Assignment 2
Interaction Design and Analysis: Expense Reimbursement
Due Saturday May 11 before 11:30pm

Overview

For this project, you will design an interface that allows users to apply for expense reimbursements. You will then provide some analysis drawing upon theories presented in class.

Design Requirements and Scenarios

The interactive interface must allow users to submit expense events and expenses. There may be multiple expenses that belong to a specific expense event.

The user needs to provide the following for each expense event:

  • The purpose for the expenses (e.g. travel, event catering)
  • 5-digit account number (can be retrieved with account title)
  • Date or range of dates
  • List of expenses, each including:
    • Type of expense (lunch, lodging, airfare, catering)
    • Date or range of dates
    • Amount
    • Document upload
    • Comment (optional)

The interface should summarize the expenses and provide a total amount for each expense event.

The interface should provide a summary of expense events of the past year. In addition to name, submitter, purpose, account and amount, it should provide the status: submitted, pending, paid. The events should appear for the person who paid for the event and for the person who submitted the expenses (If Sam submits expenses for Sarah, Sam should be able to see his personal expenses and the expenses he submitted submitted for Sarah).

Note that each event (e.g. conference) can have multiple expenses, each with their own details.

Assumptions

  • The user has already authenticated and specified the identity of the person requesting the reimbursement.
  • The user has already obtained PDF files documenting the expense.

Scenarios

Sofia has just returned from a conference. She paid for airfare, meals, conference registration and lodging with her own credit card. She has obtained PDFs for all of the expenses. She then reviews each PDF to obtain the required information for each expense. Finally she submits the expense information so that she can be reimbursed.

Nicholas is an office assistant who routinely files expense reimbursements on the behalf of other employees at his company. In a typical scenario, he obtains the PDF documents and puts them in a folder. He then steps through each PDF to find the needed information for each expense.

Sophia returns to the page to see the status of her expense events.

Both Sofia and Nicholas have experience using web browsers on a daily basis. They can competently complete tasks found in common web apps (e.g. online banking, airplane tickets, etcs.).

Analysis

In addition to producing the interaction design, provide an analysis drawing upon the theories in class. There should be an analysis for an intermittant user (e.g. Sofia) and a frequent, practiced user (e.g. Nicholas). The analysis should motivate the effectiveness of the design. As appropriate, explain how the analysis led to any revisions.

Deliverables

The design and documentation should be well organized and easy to review. To ensure full coverage, you will probably want to include a flowchart covering all tasks and interactions. Include wireframes and explanations as appropriate. Choice of wireframe tool is at your discretion. Finally, include details of your design process. If useful, include intermediate diagrams. The document should emphasize resulting design with process details appearing later.

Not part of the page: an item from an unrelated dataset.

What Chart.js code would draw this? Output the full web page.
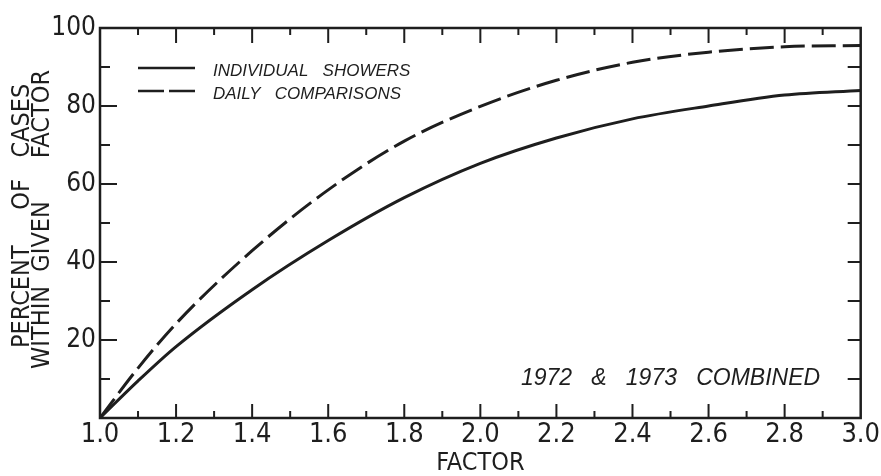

The analysis need only address one theory for each user category. Consider diagrams, goal stacks, and action lists as possible content for inclusion.

Submission

The submitted document should use a common presentation format, ideally PDF. Submit the document through D2L. A rubric for grading the assignment is present with the dropbox submission folder.

Grading

This project will be reviewed using the following criteria:

  • Ease of review. The document is organized and content presented to faciliate review of the above criteria.
  • Completeness. Documentation and diagrams should cover all required elements.
  • Analysis. Effectively draws upon theories, principles or explanations of how the design addresses the user goals.
  • Effectiveness. The design should address appropriate user-experience goals such as efficiency, learnability and reliability.
  • Process documentation. The document should provide details of the design process and motivate the resulting design. Note: final document should provide easy access to the resulting design, with process details appearing later.